* **Task requirements**
Reproduce the lines below exactly, from the one containing "Write a LaTeX" through the one containing "(0,0) rectangle (687,589);", both included. Leave out any pictures.

[Rows from a dataset of charts and code]
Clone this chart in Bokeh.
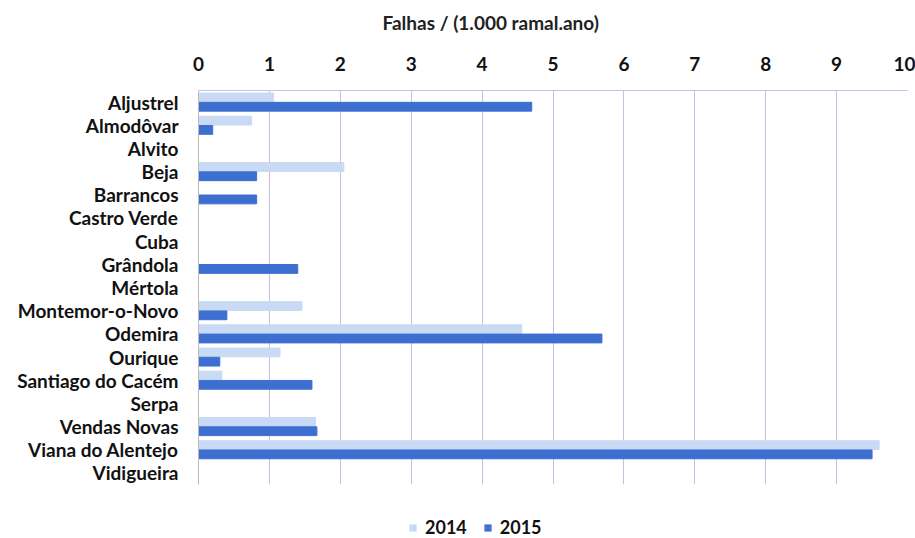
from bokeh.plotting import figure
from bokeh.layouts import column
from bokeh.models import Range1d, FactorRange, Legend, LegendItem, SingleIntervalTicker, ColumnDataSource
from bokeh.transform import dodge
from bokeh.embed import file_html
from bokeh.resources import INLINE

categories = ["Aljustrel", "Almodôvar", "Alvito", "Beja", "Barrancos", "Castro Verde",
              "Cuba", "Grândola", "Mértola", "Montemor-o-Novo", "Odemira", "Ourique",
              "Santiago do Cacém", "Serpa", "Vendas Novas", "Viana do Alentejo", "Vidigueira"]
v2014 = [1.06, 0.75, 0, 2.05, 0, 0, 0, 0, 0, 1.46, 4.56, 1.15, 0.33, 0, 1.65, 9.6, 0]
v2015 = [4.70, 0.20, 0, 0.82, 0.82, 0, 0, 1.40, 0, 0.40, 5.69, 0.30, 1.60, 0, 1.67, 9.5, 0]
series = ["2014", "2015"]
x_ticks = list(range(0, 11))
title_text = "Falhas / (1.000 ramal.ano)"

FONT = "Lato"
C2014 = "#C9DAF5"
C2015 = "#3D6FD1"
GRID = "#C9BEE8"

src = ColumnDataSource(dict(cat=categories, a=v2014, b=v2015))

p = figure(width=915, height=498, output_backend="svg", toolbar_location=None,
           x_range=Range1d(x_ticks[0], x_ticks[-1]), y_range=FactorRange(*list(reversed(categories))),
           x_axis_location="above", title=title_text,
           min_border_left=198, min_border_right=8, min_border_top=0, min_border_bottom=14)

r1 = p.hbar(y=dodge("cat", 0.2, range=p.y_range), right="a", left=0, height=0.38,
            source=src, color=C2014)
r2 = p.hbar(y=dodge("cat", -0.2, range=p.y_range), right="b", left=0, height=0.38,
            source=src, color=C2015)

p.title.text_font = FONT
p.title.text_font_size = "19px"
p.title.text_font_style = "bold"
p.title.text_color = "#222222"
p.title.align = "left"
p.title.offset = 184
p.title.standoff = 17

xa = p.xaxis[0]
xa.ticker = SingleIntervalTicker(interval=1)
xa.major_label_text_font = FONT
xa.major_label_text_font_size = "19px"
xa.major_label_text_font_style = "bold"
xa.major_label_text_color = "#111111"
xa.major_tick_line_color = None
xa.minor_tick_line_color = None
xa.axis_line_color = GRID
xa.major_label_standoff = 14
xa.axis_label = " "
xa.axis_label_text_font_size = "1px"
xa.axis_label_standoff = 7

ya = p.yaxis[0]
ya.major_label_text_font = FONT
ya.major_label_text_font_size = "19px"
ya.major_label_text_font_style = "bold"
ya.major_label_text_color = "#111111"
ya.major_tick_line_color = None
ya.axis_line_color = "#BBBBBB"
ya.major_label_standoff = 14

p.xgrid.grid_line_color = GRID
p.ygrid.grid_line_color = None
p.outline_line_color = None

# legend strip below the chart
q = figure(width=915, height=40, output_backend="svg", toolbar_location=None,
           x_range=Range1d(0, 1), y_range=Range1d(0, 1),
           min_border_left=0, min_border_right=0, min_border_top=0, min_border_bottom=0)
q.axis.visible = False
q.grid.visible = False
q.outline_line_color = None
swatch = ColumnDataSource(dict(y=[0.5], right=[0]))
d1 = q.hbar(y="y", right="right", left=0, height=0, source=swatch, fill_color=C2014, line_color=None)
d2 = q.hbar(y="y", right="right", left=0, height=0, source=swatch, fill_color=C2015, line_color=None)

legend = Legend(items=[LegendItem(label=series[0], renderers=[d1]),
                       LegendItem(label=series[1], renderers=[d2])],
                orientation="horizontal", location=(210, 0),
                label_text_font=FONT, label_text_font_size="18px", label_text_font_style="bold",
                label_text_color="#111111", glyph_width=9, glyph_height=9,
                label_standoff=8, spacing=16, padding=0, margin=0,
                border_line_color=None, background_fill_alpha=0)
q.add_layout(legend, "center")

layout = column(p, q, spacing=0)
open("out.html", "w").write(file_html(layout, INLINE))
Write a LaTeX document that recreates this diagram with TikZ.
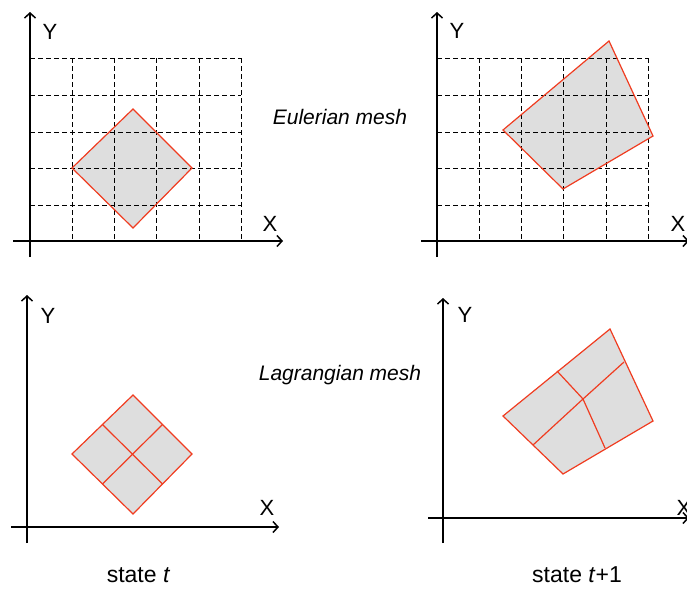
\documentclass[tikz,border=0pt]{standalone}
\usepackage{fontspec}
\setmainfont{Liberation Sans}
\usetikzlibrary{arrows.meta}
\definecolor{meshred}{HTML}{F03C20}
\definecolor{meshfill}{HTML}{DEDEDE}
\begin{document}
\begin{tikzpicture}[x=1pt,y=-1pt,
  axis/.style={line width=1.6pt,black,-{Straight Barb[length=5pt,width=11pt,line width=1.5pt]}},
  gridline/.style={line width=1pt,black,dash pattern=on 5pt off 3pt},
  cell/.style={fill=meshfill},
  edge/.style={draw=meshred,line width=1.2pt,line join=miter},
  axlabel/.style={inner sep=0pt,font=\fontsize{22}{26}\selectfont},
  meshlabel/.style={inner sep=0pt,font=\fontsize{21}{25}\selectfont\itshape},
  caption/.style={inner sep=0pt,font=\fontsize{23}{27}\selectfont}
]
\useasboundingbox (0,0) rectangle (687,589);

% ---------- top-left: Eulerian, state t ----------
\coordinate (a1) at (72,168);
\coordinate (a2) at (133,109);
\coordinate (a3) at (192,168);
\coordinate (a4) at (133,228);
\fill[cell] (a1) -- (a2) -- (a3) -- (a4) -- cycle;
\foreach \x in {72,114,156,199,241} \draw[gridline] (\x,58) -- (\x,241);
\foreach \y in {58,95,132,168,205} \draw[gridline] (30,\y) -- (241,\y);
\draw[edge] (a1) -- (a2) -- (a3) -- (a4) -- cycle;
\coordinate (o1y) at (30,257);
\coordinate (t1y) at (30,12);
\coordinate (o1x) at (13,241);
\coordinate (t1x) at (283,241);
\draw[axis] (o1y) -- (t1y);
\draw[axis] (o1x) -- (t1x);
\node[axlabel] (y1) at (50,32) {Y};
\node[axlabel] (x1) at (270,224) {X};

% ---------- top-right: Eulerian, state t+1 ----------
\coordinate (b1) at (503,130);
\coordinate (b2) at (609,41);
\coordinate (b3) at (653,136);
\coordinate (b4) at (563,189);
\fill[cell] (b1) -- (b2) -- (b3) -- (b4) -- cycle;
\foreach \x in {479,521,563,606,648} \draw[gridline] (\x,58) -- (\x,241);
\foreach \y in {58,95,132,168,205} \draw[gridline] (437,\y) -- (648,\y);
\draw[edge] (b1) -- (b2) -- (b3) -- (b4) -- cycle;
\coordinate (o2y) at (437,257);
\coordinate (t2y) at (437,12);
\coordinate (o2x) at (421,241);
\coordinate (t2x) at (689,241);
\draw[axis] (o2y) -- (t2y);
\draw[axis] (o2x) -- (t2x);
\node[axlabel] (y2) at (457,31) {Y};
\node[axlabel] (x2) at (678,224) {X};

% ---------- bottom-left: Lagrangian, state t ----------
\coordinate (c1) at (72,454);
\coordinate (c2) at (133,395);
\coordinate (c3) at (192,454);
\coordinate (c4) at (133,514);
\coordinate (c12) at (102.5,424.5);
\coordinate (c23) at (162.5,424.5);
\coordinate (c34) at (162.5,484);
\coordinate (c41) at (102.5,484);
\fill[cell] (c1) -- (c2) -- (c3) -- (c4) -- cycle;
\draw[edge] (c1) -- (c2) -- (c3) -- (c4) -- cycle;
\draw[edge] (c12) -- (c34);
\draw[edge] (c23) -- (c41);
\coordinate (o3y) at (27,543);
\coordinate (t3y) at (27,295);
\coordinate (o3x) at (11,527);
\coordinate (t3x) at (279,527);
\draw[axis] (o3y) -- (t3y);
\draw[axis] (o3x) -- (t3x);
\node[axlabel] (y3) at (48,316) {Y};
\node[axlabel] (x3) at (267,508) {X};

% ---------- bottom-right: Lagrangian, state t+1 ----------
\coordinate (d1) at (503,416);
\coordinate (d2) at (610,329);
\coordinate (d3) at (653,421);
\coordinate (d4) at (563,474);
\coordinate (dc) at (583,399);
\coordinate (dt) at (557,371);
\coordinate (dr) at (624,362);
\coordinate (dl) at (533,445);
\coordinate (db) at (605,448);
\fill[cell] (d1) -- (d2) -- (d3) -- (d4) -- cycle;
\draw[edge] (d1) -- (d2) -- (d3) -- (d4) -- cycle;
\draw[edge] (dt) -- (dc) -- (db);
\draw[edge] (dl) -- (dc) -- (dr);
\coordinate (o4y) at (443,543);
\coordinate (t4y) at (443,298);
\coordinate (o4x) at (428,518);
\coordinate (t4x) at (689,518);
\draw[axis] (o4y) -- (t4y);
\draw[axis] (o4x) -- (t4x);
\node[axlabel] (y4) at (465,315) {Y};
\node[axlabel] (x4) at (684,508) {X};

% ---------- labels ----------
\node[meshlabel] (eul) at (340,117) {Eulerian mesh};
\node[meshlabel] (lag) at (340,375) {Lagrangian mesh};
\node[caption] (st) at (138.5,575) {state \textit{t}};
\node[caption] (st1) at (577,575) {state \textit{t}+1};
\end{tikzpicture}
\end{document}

* **Problem solution**
Write a LaTeX document that recreates this diagram with TikZ.
\documentclass[tikz,border=0pt]{standalone}
\usepackage{fontspec}
\setmainfont{Liberation Sans}
\usetikzlibrary{arrows.meta}
\definecolor{meshred}{HTML}{F03C20}
\definecolor{meshfill}{HTML}{DEDEDE}
\begin{document}
\begin{tikzpicture}[x=1pt,y=-1pt,
  axis/.style={line width=1.6pt,black,-{Straight Barb[length=5pt,width=11pt,line width=1.5pt]}},
  gridline/.style={line width=1pt,black,dash pattern=on 5pt off 3pt},
  cell/.style={fill=meshfill},
  edge/.style={draw=meshred,line width=1.2pt,line join=miter},
  axlabel/.style={inner sep=0pt,font=\fontsize{22}{26}\selectfont},
  meshlabel/.style={inner sep=0pt,font=\fontsize{21}{25}\selectfont\itshape},
  caption/.style={inner sep=0pt,font=\fontsize{23}{27}\selectfont}
]
\useasboundingbox (0,0) rectangle (687,589);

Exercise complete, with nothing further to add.